▸ GIVEN INSTRUCTION
Collect every line that includes the string "draw".

▸ DATA SECTION
● ● ● ● ● ● ●
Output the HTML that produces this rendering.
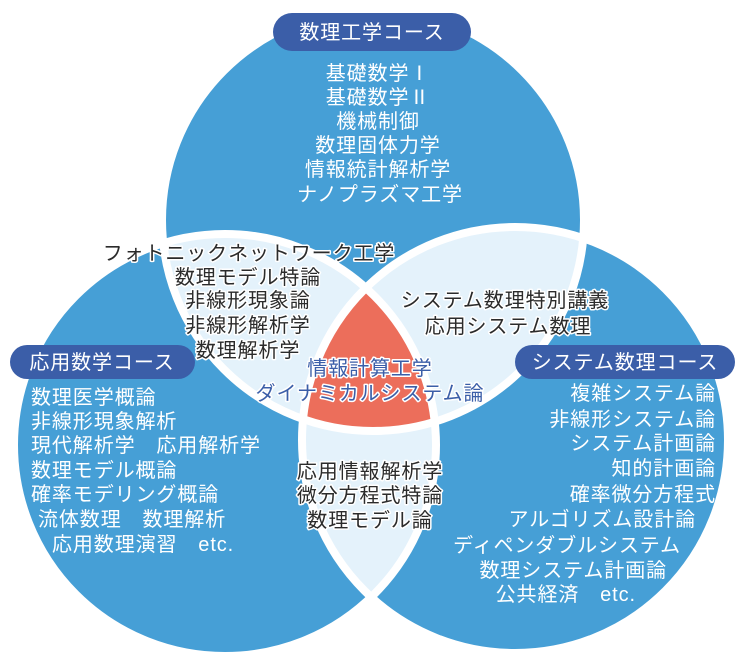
<!DOCTYPE html>
<html><head><meta charset="utf-8"><style>
html,body{margin:0;padding:0;background:#fff;width:740px;height:672px;overflow:hidden}
svg text{font-family:"Liberation Sans","Noto Sans CJK JP",sans-serif;font-size:20px;letter-spacing:0.9px}
.w{fill:#fff}
.d{fill:#2b2b2b;stroke:#fff;stroke-width:3px;paint-order:stroke;stroke-linejoin:round}
.b{fill:#3b5ea8;stroke:#fff;stroke-width:3px;paint-order:stroke;stroke-linejoin:round}
</style></head><body>
<svg width="740" height="672" viewBox="0 0 740 672" xmlns="http://www.w3.org/2000/svg">
<defs>
<clipPath id="cT"><circle cx="373" cy="220" r="211"/></clipPath>
<clipPath id="cL"><circle cx="225" cy="445" r="211"/></clipPath>
<clipPath id="cR"><circle cx="515" cy="440" r="213"/></clipPath>
</defs>
<circle cx="373" cy="220" r="211" fill="#469fd6"/>
<circle cx="225" cy="445" r="211" fill="#469fd6"/>
<circle cx="515" cy="440" r="213" fill="#469fd6"/>
<g clip-path="url(#cT)"><circle cx="225" cy="445" r="211" fill="#e4f2fb"/><circle cx="515" cy="440" r="213" fill="#e4f2fb"/></g>
<g clip-path="url(#cL)"><circle cx="515" cy="440" r="213" fill="#e4f2fb"/></g>
<g clip-path="url(#cT)"><g clip-path="url(#cL)"><circle cx="515" cy="440" r="213" fill="#ec6e5b"/></g></g>
<g fill="none" stroke="#fff" stroke-width="8">
<circle cx="373" cy="220" r="211"/><circle cx="225" cy="445" r="211"/><circle cx="515" cy="440" r="213"/>
</g>
<rect x="273" y="13" width="198" height="38" rx="19" fill="#3b5ea8"/>
<rect x="10" y="345" width="185" height="34" rx="17" fill="#3b5ea8"/>
<rect x="515" y="345" width="220" height="34" rx="17" fill="#3b5ea8"/>
<text class="w" x="372" y="39" text-anchor="middle">数理工学コース</text>
<text class="w" x="102" y="369" text-anchor="middle">応用数学コース</text>
<text class="w" x="625" y="369" text-anchor="middle">システム数理コース</text>
<g class="w" text-anchor="middle">
<text x="378" y="80">基礎数学Ⅰ</text><text x="378" y="104">基礎数学Ⅱ</text><text x="378" y="128">機械制御</text>
<text x="378" y="152">数理固体力学</text><text x="378" y="176">情報統計解析学</text><text x="380" y="201">ナノプラズマ工学</text>
</g>
<g class="w">
<text x="31" y="404">数理医学概論</text><text x="31" y="428">非線形現象解析</text><text x="31" y="452">現代解析学　応用解析学</text>
<text x="31" y="477">数理モデル概論</text><text x="31" y="501">確率モデリング概論</text><text x="38" y="526">流体数理　数理解析</text>
<text x="52" y="551">応用数理演習　etc.</text>
</g>
<g class="w" text-anchor="end">
<text x="716" y="400">複雑システム論</text><text x="716" y="426">非線形システム論</text><text x="716" y="450">システム計画論</text>
<text x="716" y="475">知的計画論</text><text x="716" y="501">確率微分方程式</text><text x="696" y="526">アルゴリズム設計論</text>
<text x="681" y="552">ディペンダブルシステム</text><text x="667" y="577">数理システム計画論</text><text x="636" y="601">公共経済　etc.</text>
</g>
<g class="d" text-anchor="middle">
<text x="249" y="260">フォトニックネットワーク工学</text><text x="248" y="284">数理モデル特論</text>
<text x="248" y="307">非線形現象論</text><text x="248" y="332">非線形解析学</text><text x="248" y="357">数理解析学</text>
<text x="505" y="307">システム数理特別講義</text><text x="508" y="333">応用システム数理</text>
<text x="370" y="478">応用情報解析学</text><text x="370" y="502">微分方程式特論</text><text x="370" y="527">数理モデル論</text>
</g>
<g class="b" text-anchor="middle">
<text x="370" y="375">情報計算工学</text><text x="370" y="400">ダイナミカルシステム論</text>
</g>
</svg>
</body></html>
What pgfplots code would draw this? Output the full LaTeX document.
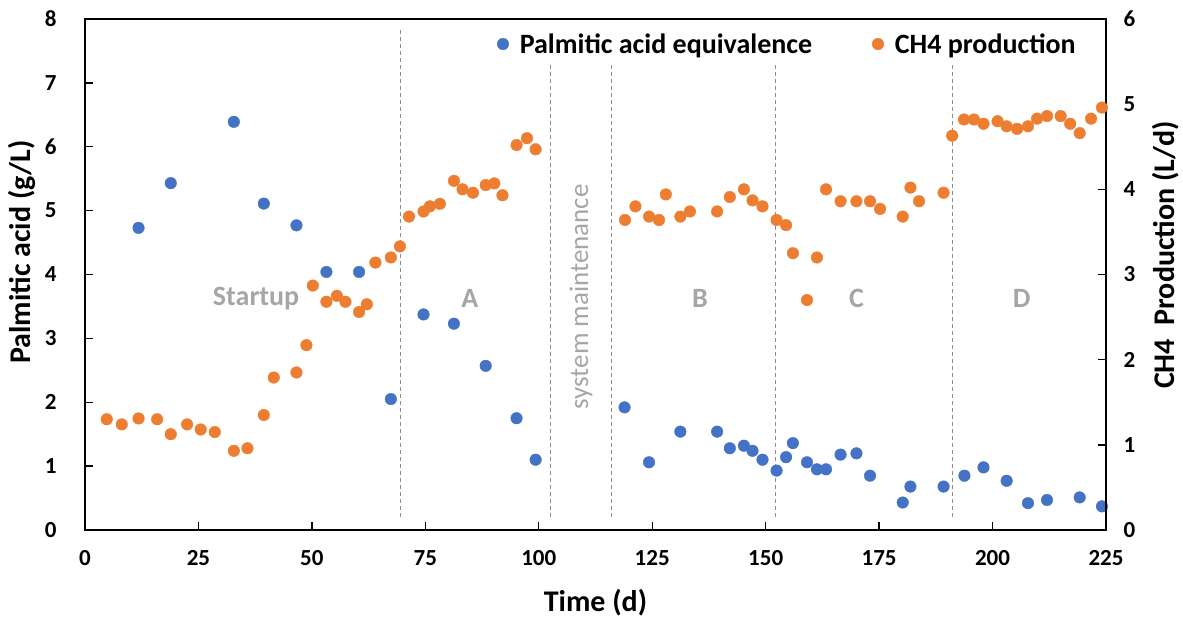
\documentclass[border=0pt]{standalone}
\usepackage{fontspec}
\setmainfont{Carlito}
\usepackage{pgfplots}
\pgfplotsset{compat=1.18}
\definecolor{pblue}{HTML}{4472C4}
\definecolor{porange}{HTML}{ED7D31}
\definecolor{lbl}{HTML}{A6A6A6}
\definecolor{dline}{HTML}{8C8C8C}

\pgfplotstableread{
x y
11.8 4.73
18.9 5.43
32.8 6.39
39.4 5.11
46.6 4.77
53.2 4.04
60.4 4.04
67.4 2.05
74.6 3.375
81.3 3.23
88.3 2.57
95.1 1.75
99.3 1.10
118.9 1.92
124.3 1.06
131.2 1.54
139.3 1.54
142.1 1.28
145.2 1.32
147.1 1.24
149.3 1.10
152.4 0.93
154.5 1.14
156.0 1.36
159.1 1.06
161.3 0.95
163.3 0.95
166.5 1.18
170.0 1.20
173.0 0.85
180.2 0.43
181.9 0.68
189.2 0.68
193.8 0.85
198.0 0.98
203.1 0.77
207.8 0.42
212.0 0.47
219.2 0.51
224.1 0.37
}\palmitic

\pgfplotstableread{
x y
4.8 1.30
8.1 1.24
11.8 1.31
15.9 1.30
18.9 1.125
22.5 1.24
25.5 1.18
28.6 1.15
32.8 0.93
35.8 0.96
39.4 1.35
41.6 1.79
46.6 1.85
48.8 2.17
50.2 2.87
53.2 2.68
55.5 2.75
57.4 2.68
60.4 2.56
62.1 2.65
64.0 3.14
67.4 3.20
69.4 3.33
71.4 3.68
74.6 3.74
76.0 3.80
78.2 3.83
81.3 4.10
83.2 4.00
85.5 3.96
88.3 4.05
90.2 4.07
92.0 3.93
95.1 4.52
97.4 4.60
99.3 4.47
119.0 3.64
121.3 3.80
124.3 3.68
126.5 3.64
128.0 3.94
131.2 3.68
133.3 3.74
139.3 3.74
142.1 3.91
145.2 4.00
147.1 3.87
149.3 3.80
152.4 3.64
154.5 3.58
156.0 3.25
159.1 2.70
161.3 3.20
163.3 4.00
166.5 3.86
170.0 3.86
173.0 3.86
175.2 3.77
180.2 3.68
181.9 4.02
183.8 3.86
189.2 3.96
191.1 4.63
193.7 4.82
195.9 4.82
198.0 4.77
201.1 4.80
203.1 4.74
205.4 4.71
207.8 4.74
209.8 4.83
212.0 4.86
215.0 4.86
217.1 4.77
219.2 4.66
221.7 4.83
224.1 4.96
}\methane

\begin{document}
\begin{tikzpicture}[x=1pt,y=1pt]
\useasboundingbox (0,0) rectangle (1183,623);
\pgfplotsset{
  base/.style={
    scale only axis, width=1021pt, height=511pt, at={(85pt,93pt)}, anchor=south west,
    xmin=0, xmax=225, tick align=inside, major tick length=8pt,
    axis line style={line width=2.2pt},
    every tick/.style={line width=1.4pt, black},
    /pgf/number format/assume math mode=true,
    ticklabel style={font=\fontsize{23}{23}\selectfont\bfseries},
    label style={font=\fontsize{30}{30}\selectfont\bfseries},
    clip=false,
    legend image code/.code={\draw[mark repeat=1,#1] plot coordinates {(0pt,0pt)};},
  }
}
\begin{axis}[base,
  ymin=0, ymax=8, ytick={0,...,8},
  xtick={0,25,...,225},
  xtick pos=lower, ytick pos=left,
  xticklabel style={anchor=north, yshift=-17pt},
  yticklabel style={anchor=east, xshift=-25pt},
  xlabel={Time (d)},
  xlabel style={at={(axis description cs:0.5,-0.143)}, anchor=center},
  ylabel={Palmitic acid (g/L)},
  ylabel style={at={(axis description cs:-0.0617,0.544)}, anchor=center},
  legend columns=2,
  legend style={draw=none, fill=none, inner sep=0pt,
    at={(axis description cs:0.4035,0.951)}, anchor=west,
    font=\fontsize{28}{28}\selectfont\bfseries,
    /tikz/every odd column/.append style={column sep=9pt},
    /tikz/every even column/.append style={column sep=58pt}},
]
\draw[dline, line width=0.9pt, dash pattern=on 4pt off 3pt] (axis cs:69.5,0.2) -- (axis cs:69.5,7.86);
\draw[dline, line width=0.9pt, dash pattern=on 4pt off 3pt] (axis cs:102.6,0.2) -- (axis cs:102.6,7.31);
\draw[dline, line width=0.9pt, dash pattern=on 4pt off 3pt] (axis cs:116.0,0.2) -- (axis cs:116.0,7.31);
\draw[dline, line width=0.9pt, dash pattern=on 4pt off 3pt] (axis cs:152.1,0.2) -- (axis cs:152.1,7.31);
\draw[dline, line width=0.9pt, dash pattern=on 4pt off 3pt] (axis cs:191.1,0.2) -- (axis cs:191.1,7.31);
\node[font=\fontsize{28}{28}\selectfont\bfseries, text=lbl] at (axis cs:37.7,3.63) {Startup};
\node[font=\fontsize{28}{28}\selectfont\bfseries, text=lbl] at (axis cs:84.8,3.63) {A};
\node[font=\fontsize{28}{28}\selectfont\bfseries, text=lbl] at (axis cs:135.5,3.63) {B};
\node[font=\fontsize{28}{28}\selectfont\bfseries, text=lbl] at (axis cs:170.0,3.63) {C};
\node[font=\fontsize{28}{28}\selectfont\bfseries, text=lbl] at (axis cs:206.4,3.63) {D};
\node[font=\fontsize{27}{27}\selectfont, text=lbl, rotate=90] at (axis cs:109.3,3.65) {system maintenance};
\addplot[only marks, mark=*, mark size=5.8pt, color=pblue] table[x=x,y=y] {\palmitic};
\addlegendentry{Palmitic acid equivalence}
\addlegendimage{only marks, mark=*, mark size=5.8pt, color=porange}
\addlegendentry{CH4 production}
\end{axis}
\begin{axis}[base,
  ymin=0, ymax=6, ytick={0,...,6},
  axis x line=none, axis y line*=right,
  yticklabel style={anchor=west, xshift=14pt},
  ylabel={CH4\ \ Production (L/d)},
  ylabel style={at={(axis description cs:1.058,0.538)}, anchor=center},
]
\addplot[only marks, mark=*, mark size=5.8pt, color=porange] table[x=x,y=y] {\methane};
\end{axis}
\end{tikzpicture}
\end{document}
● ● ● ● ● ● ●
▸ REPLY
What pgfplots code would draw this? Output the full LaTeX document.
    legend image code/.code={\draw[mark repeat=1,#1] plot coordinates {(0pt,0pt)};},
  legend style={draw=none, fill=none, inner sep=0pt,
\draw[dline, line width=0.9pt, dash pattern=on 4pt off 3pt] (axis cs:69.5,0.2) -- (axis cs:69.5,7.86);
\draw[dline, line width=0.9pt, dash pattern=on 4pt off 3pt] (axis cs:102.6,0.2) -- (axis cs:102.6,7.31);
\draw[dline, line width=0.9pt, dash pattern=on 4pt off 3pt] (axis cs:116.0,0.2) -- (axis cs:116.0,7.31);
\draw[dline, line width=0.9pt, dash pattern=on 4pt off 3pt] (axis cs:152.1,0.2) -- (axis cs:152.1,7.31);
\draw[dline, line width=0.9pt, dash pattern=on 4pt off 3pt] (axis cs:191.1,0.2) -- (axis cs:191.1,7.31);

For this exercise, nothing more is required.